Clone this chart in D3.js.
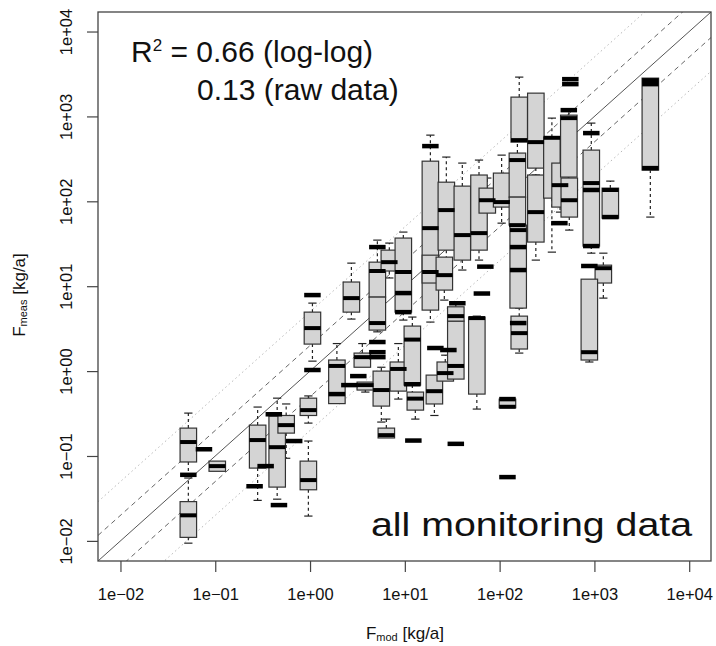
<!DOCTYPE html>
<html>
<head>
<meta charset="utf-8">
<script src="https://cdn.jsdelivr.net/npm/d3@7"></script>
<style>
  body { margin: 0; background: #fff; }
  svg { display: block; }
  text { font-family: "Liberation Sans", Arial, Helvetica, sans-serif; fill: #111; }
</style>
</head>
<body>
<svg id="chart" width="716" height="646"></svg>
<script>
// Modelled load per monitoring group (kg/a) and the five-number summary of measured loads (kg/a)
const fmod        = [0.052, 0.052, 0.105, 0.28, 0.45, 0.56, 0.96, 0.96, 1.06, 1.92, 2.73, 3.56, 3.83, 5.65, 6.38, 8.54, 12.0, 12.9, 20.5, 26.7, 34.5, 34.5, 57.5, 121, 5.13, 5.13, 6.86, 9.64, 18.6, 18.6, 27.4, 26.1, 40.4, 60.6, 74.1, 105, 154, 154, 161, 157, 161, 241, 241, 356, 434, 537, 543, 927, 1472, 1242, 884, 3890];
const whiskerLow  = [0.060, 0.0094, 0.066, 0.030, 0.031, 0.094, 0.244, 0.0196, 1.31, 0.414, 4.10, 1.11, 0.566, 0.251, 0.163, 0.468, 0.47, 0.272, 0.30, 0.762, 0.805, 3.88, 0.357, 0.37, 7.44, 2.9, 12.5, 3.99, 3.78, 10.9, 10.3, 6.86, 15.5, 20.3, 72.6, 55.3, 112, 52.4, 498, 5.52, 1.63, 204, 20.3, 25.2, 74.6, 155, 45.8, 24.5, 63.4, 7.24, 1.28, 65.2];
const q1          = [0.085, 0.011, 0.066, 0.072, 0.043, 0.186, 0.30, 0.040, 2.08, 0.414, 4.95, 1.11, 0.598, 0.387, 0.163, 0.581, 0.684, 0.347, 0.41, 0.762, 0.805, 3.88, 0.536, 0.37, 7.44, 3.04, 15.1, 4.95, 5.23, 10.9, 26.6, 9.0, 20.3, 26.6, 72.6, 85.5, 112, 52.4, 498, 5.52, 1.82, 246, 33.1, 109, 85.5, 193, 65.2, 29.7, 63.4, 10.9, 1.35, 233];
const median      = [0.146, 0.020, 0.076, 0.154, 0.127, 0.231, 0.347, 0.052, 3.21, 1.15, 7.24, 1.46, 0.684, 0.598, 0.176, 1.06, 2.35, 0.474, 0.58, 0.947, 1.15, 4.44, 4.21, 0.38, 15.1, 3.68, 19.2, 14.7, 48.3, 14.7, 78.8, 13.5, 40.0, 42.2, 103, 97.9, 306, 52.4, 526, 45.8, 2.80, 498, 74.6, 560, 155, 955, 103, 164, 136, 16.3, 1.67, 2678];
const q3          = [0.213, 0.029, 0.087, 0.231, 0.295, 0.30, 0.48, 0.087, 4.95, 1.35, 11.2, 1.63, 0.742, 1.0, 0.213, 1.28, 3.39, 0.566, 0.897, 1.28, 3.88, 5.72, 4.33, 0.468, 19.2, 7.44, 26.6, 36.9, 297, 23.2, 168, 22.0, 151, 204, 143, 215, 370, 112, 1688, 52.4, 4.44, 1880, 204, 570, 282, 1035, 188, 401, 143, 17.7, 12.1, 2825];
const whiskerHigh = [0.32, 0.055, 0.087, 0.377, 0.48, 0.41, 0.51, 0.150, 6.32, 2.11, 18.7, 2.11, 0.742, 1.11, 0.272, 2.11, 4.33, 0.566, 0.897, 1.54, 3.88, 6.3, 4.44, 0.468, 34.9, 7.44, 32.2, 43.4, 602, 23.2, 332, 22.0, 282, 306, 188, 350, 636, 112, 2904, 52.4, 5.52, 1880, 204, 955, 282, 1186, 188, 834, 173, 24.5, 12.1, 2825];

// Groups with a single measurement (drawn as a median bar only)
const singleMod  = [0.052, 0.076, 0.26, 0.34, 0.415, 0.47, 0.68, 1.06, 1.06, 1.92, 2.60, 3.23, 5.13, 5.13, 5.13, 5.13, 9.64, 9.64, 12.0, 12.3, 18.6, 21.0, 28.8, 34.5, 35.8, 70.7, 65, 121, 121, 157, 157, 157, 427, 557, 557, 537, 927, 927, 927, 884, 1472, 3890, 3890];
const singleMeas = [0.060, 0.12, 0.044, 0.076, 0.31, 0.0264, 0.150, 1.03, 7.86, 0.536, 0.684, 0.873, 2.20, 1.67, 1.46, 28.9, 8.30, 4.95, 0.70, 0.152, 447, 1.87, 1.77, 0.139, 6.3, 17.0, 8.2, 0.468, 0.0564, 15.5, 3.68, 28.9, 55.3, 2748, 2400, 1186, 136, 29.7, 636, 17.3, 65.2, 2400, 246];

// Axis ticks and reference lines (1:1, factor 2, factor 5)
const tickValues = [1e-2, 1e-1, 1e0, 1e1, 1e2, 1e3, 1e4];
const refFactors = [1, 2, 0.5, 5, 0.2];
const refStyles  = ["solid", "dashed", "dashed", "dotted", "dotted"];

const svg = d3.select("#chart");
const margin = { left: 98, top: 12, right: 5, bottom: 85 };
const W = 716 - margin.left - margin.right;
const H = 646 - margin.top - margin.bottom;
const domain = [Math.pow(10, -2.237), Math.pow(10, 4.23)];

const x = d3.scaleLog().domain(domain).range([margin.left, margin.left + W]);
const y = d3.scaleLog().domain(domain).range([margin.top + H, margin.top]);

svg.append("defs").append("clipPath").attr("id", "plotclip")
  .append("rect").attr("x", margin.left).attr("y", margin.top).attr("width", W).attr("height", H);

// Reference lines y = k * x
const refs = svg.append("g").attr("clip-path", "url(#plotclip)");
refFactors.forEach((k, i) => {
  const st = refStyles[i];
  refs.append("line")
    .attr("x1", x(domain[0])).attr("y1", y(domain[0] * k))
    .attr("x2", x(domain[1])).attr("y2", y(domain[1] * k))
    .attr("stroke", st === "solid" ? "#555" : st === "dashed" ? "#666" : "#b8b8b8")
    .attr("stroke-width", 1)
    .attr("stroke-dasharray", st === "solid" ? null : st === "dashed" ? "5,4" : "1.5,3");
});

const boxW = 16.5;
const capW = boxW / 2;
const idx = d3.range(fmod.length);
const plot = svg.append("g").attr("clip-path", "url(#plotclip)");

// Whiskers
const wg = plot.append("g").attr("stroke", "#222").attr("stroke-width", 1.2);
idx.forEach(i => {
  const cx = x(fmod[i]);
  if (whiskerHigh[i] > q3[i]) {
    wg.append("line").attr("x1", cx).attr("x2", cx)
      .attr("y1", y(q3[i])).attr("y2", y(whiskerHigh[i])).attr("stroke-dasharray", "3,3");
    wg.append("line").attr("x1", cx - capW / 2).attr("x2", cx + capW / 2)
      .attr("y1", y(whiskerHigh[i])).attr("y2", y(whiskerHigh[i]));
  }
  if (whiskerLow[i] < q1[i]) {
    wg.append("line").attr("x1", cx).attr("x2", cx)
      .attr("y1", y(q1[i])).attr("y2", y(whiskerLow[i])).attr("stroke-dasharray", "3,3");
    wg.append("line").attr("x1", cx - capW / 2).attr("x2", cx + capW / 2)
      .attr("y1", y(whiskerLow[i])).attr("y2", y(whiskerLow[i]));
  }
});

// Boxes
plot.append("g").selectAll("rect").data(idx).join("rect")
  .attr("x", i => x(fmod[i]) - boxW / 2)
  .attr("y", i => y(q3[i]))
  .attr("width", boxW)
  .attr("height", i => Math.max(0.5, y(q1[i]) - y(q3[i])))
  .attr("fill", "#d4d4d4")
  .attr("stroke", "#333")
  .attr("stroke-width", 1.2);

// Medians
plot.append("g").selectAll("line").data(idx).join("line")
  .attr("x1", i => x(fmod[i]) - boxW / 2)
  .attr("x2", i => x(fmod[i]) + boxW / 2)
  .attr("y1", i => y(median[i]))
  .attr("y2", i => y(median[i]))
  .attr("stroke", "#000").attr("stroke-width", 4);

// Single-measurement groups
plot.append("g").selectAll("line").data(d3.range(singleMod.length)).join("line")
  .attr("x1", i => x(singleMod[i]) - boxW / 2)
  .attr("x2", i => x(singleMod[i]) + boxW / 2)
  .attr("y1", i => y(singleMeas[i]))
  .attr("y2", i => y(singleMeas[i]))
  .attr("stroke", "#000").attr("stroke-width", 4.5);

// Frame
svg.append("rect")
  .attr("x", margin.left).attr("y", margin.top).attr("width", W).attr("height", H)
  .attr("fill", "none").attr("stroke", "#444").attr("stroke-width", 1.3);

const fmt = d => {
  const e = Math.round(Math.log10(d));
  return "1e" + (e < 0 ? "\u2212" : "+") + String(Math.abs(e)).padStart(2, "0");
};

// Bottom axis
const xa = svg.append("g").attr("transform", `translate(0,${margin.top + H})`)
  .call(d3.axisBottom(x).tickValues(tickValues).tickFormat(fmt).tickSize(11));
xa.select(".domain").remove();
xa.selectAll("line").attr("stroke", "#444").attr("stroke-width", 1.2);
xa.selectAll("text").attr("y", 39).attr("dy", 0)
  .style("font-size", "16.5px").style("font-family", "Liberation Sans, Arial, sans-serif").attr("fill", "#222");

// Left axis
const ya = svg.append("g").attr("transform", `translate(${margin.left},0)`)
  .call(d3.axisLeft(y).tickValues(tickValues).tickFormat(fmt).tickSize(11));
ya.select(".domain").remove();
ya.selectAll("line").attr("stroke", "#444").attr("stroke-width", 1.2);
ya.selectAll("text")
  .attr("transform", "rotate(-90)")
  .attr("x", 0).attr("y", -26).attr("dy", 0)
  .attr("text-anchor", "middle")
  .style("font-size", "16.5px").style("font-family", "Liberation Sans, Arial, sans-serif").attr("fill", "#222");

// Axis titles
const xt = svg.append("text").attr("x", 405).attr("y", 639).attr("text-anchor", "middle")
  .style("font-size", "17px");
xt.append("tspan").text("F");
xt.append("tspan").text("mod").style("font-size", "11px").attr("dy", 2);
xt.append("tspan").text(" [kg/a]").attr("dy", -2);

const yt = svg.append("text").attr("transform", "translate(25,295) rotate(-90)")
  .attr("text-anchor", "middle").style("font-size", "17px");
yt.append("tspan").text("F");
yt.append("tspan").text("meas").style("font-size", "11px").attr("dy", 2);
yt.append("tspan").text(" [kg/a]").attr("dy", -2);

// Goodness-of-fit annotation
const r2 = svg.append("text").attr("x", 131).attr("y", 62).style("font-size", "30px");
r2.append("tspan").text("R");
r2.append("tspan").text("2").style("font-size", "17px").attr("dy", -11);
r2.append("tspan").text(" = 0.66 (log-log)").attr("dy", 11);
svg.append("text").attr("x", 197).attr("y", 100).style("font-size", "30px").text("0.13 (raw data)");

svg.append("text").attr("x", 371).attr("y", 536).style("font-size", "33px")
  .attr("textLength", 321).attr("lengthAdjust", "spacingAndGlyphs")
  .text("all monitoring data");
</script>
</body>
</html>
★ ★ ★ ★ ★
TASK REQUIREMENTS
Search the listing for the word "chart" and return each line that holds it.

TASK RESPONSE
Clone this chart in D3.js.
<svg id="chart" width="716" height="646"></svg>
const svg = d3.select("#chart");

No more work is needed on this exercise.